Nos últimos dez anos
tenho viajado freqüentemente pelo sertão de Pernambuco, e assistido, não sem
revolta, a um processo cruel de desconstrução da cultura sertaneja com a
conivência da maioria das prefeituras e rádios do interior. Em todos os espaços
de convivência, praças, bares, e na quase maioria dos shows, o que se escuta é
música de péssima qualidade que, não raro, desqualifica e coisifica a mulher e
embrutece o homem.
O que adianta as
campanhas bem intencionadas do governo federal contra o alcoolismo e a prostituição
infantil, quando a população canta “beber, cair e
levantar”,
ou “dinheiro na mão e
calcinha no chão” ? O que adianta o
governo estadual criar novas delegacias da mulher se elas próprias também
cantam e rebolam ao som de letras que incitam à violência sexual? O que dizer
de homens que se divertem cantando “vou soltar uma bomba
no cabaré e vai ser pedaço de puta pra todo lado” ? Será que são esses
trogloditas que chegam em casa, depois de beber, cair e levantar, e surram suas
mulheres e abusam de suas filhas e enteadas? Por onde andam as mulheres que
fizeram o movimento feminista, tão atuante nos anos 70 e 80, que não reagem
contra essa onda musical grosseira e violenta? Se fazem alguma coisa, tem sido
de forma muito discreta, pois leio os três jornais de maior circulação no
estado todos os dias, e nada encontro que questione tamanha barbárie. E boa
parte dos meios de comunicação são coniventes, pois existe muito dinheiro e
interesses envolvidos na disseminação dessas músicas de baixa qualidade.
E não pensem que essa
avalanche de mediocridade atinge apenas os menos favorecidos da base de nossa
pirâmide social, e com menor grau de instrução escolar. Cansei de ver (e ouvir)

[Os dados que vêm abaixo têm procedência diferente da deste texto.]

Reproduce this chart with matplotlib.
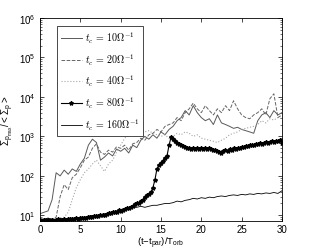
import numpy as np
import matplotlib
matplotlib.use('Agg')
import matplotlib.pyplot as plt

plt.rcParams['font.family'] = ['Liberation Sans', 'DejaVu Sans']
plt.rcParams['mathtext.fontset'] = 'custom'
plt.rcParams['mathtext.rm'] = 'Liberation Sans'
plt.rcParams['mathtext.it'] = 'Liberation Sans:italic'

# time in orbits, step 0.5
t = np.arange(0, 30.01, 0.5)
# tc=80 run read at finer step
t80 = np.arange(0, 30.01, 0.25)

tc10 = [11, 12, 13, 25, 120, 100, 140, 110, 150, 130,
        200, 280, 600, 850, 700, 250, 300, 380, 320, 480,
        420, 500, 380, 600, 520, 800, 1000, 850, 1100, 900,
        1300, 1100, 1500, 1800, 2500, 3000, 4500, 3500, 6000, 4000,
        3000, 2500, 2800, 2000, 3500, 2200, 2000, 1800, 1600, 1700,
        1500, 1400, 1300, 1200, 2500, 3500, 4000, 3000, 4500, 3500,
        4000]
tc20 = [8, 8, 8.5, 8, 9, 30, 60, 45, 90, 110,
        160, 250, 300, 500, 650, 400, 350, 450, 400, 550,
        500, 600, 450, 650, 700, 900, 800, 1100, 1200, 1500,
        1300, 1800, 2000, 2200, 3000, 2500, 4000, 5000, 7000, 5000,
        4000, 6000, 4500, 3500, 5000, 4000, 6000, 4500, 8000, 5000,
        3500, 3000, 2800, 3500, 4000, 5000, 3500, 9000, 12000, 3000,
        3500]
tc40 = [8, 8, 8, 8, 8, 8.5, 9, 12, 25, 50,
        80, 120, 150, 200, 250, 180, 130, 200, 250, 400,
        600, 900, 1100, 1300, 1400, 1500, 1300, 1400, 1200, 1100,
        1000, 1100, 900, 1000, 1200, 1100, 1300, 1200, 1000, 1100,
        900, 850, 800, 750, 700, 800, 900, 1100, 1200, 1300,
        1500, 1600, 1700, 1800, 2000, 2500, 2200, 2800, 2600, 3000,
        2800]
tc80 = [7.5, 7, 7.5, 7.2, 7.6, 7.3, 7.8, 7.4, 7.6, 7.9,
        7.5, 7.8, 8, 7.7, 8.1, 7.9, 8.2, 8.0, 8.4, 8.3, 8.6,
        8.5, 8.8, 8.7, 9.0, 9.2, 9.0, 9.5, 9.8, 9.6, 10.2,
        10.5, 10.3, 11, 11.5, 11.2, 12, 12.5, 12.2, 13.5, 13,
        14, 14.5, 15.5, 15, 16.5, 17.5, 19, 20, 21, 23,
        25, 30, 32, 34, 38, 50, 80, 150, 190, 210,
        240, 280, 320, 600, 950, 850, 780, 700, 640, 600,
        560, 530, 500, 520, 480, 500, 470, 500, 480, 510,
        490, 520, 470, 500, 480, 460, 440, 420, 400, 380,
        420, 440, 430, 470, 460, 500, 480, 520, 510, 550,
        530, 580, 560, 600, 620, 590, 650, 630, 680, 660,
        700, 720, 690, 740, 760, 720, 780, 750, 800, 700]
tc160 = [8, 8, 8.5, 8, 8, 8.5, 8, 8.5, 8.5, 8.5,
         9, 9, 9.5, 10, 10, 10.5, 11, 11, 12, 13,
         14, 15, 15, 16, 16, 17, 16, 17, 18, 18,
         19, 20, 20, 21, 23, 22, 24, 25, 27, 26,
         28, 27, 29, 28, 30, 31, 30, 32, 33, 32,
         34, 33, 35, 34, 36, 35, 37, 36, 38, 36,
         42]

labels = [r'$t_c\,=\,10\Omega^{-1}$', r'$t_c\,=\,20\Omega^{-1}$',
          r'$t_c\,=\,40\Omega^{-1}$', r'$t_c\,=\,80\Omega^{-1}$',
          r'$t_c\,=\,160\Omega^{-1}$']

fig = plt.figure(figsize=(3.11, 2.51), dpi=100)
ax = fig.add_axes([0.1286, 0.1155, 0.778, 0.809])

ax.semilogy(t, tc10, '-', color='0.35', lw=0.7, label=labels[0])
ax.semilogy(t, tc20, '--', color='0.4', lw=0.7, label=labels[1])
ax.semilogy(t, tc40, ':', color='0.65', lw=0.8, label=labels[2])
ax.semilogy(t80, tc80, '-*', color='black', lw=0.8, ms=3, label=labels[3])
ax.semilogy(t, tc160, '-', color='black', lw=0.6, label=labels[4])

ax.set_xlim(0, 30)
ax.set_ylim(7.2, 1e6)
ax.set_xticks(np.arange(0, 31, 5))
ax.set_yticks([1e1, 1e2, 1e3, 1e4, 1e5, 1e6])
ax.tick_params(which='both', direction='in', top=True, right=True, labelsize=7)
ax.tick_params(which='major', length=3, width=0.5)
ax.tick_params(which='minor', length=1.5, width=0.4)
ax.tick_params(axis='x', pad=2.5)
for s in ax.spines.values():
    s.set_linewidth(0.6)

ax.set_xlabel(r'(t$-$t$_{\rm par}$)/T$_{\rm orb}$', fontsize=6.8, labelpad=0)
ax.set_ylabel(r'$\Sigma_{\rm p_{max}}/<\Sigma_{\rm p}>$', fontsize=7, labelpad=2)

leg = ax.legend(loc='upper left', bbox_to_anchor=(0.07, 0.96), borderaxespad=0,
                fancybox=False, edgecolor='black', framealpha=1, fontsize=7.2,
                handlelength=2.1, handletextpad=0.3, labelspacing=0.65)
leg.get_frame().set_linewidth(0.5)
for txt in leg.get_texts():
    txt.set_math_fontfamily('cm')

fig.savefig('out.png', dpi=100)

jovens que estacionam onde bem entendem, escancaram a mala de seus carros
exibindo, como pavões emplumados, seus moderníssimos equipamentos de som e
vídeo na execução exageradamente alta dos cds e dvds dessas bandas que se dizem
de forró eletrônico. O que fazem os promotores de justiça, juízes, delegados
que não coíbem, dentro de suas áreas de atuação, esses abusos?
Quando Luiz Gonzaga e
seus grandes parceiros, Humberto Teixeira e Zé Dantas criaram o forró, não
imaginavam que depois de suas mortes essas bandas que hoje se multiplicam pelo
Brasil praticassem um estelionato poético ao usarem o nome forró para a música
que fazem. O que esses conjuntos musicais praticam não é forro! O forró é inspirado
na matriz poética do sertanejo; eles se inspiram numa matriz sexual chula! O
forró é uma dança alegre e sensual; eles exibem uma coreografia explicitamente
sexual! O forró é um gênero musical que agrega vários ritmos como o xote, o
baião, o xaxado; eles criaram uma única pancada musical que, em absoluto, não
corresponde aos ritmos do forró! E se apresentam como bandas de “forró
eletrônico”! Na verdade, Elba Ramalho e o próprio Gonzaga já faziam o
verdadeiro forró eletrônico, de qualidade, nos anos 80.
Em contrapartida, o
movimento do forró pé-de-serra deixa a desejar na produção de um forró de
qualidade. Na maioria das vezes as letras são pouco criativas; tornaram-se
reféns de uma mesma temática! Os arranjos executados são parecidos! Pouco se
pesquisa no valioso e grande arquivo gonzaguiano. A qualidade técnica e visual
da maioria dos cds e dvds também deixa a desejar, e falta uma produção mais
cuidadosa para as apresentações em geral.
Da dança da garrafa de
Carla Perez até os dias de hoje formou-se uma geração que se acostumou com o
lixo musical! Não, meus amigos: não é conservadorismo, nem saudosismo! Mas não
é possível o novo sem os alicerces do velho! Que o digam Chico Science e o
Cordel do Fogo Encantado que, inspirados nas nossas matrizes musicais, criaram
um novo som para o mundo! Não é possível qualidade de vida plena com
mediocridade cultural, intolerância, incitamento à violência sexual e ao
alcoolismo!
Mas, felizmente, há
exemplos que podem ser seguidos. A Prefeitura do Recife tem conseguindo realizar
um São João e outras festas de nosso calendário cultural com uma boa curadoria
musical e retorno excelente de público. A Fundarpe tem demonstrado a mesma boa
vontade ao priorizar projetos de qualidade e relevância cultural.
Escrevendo essas
linhas, recordo minha infância em Serra Talhada,
ouvindo o maestro Moacir Santos e meu querido tio Edésio em seus encontros
musicais, cada um com o seu sax, em verdadeiros diálogos poéticos! Hoje são
estrelas no céu do Pajeú das Flores! Eu quero o meu sertão de volta!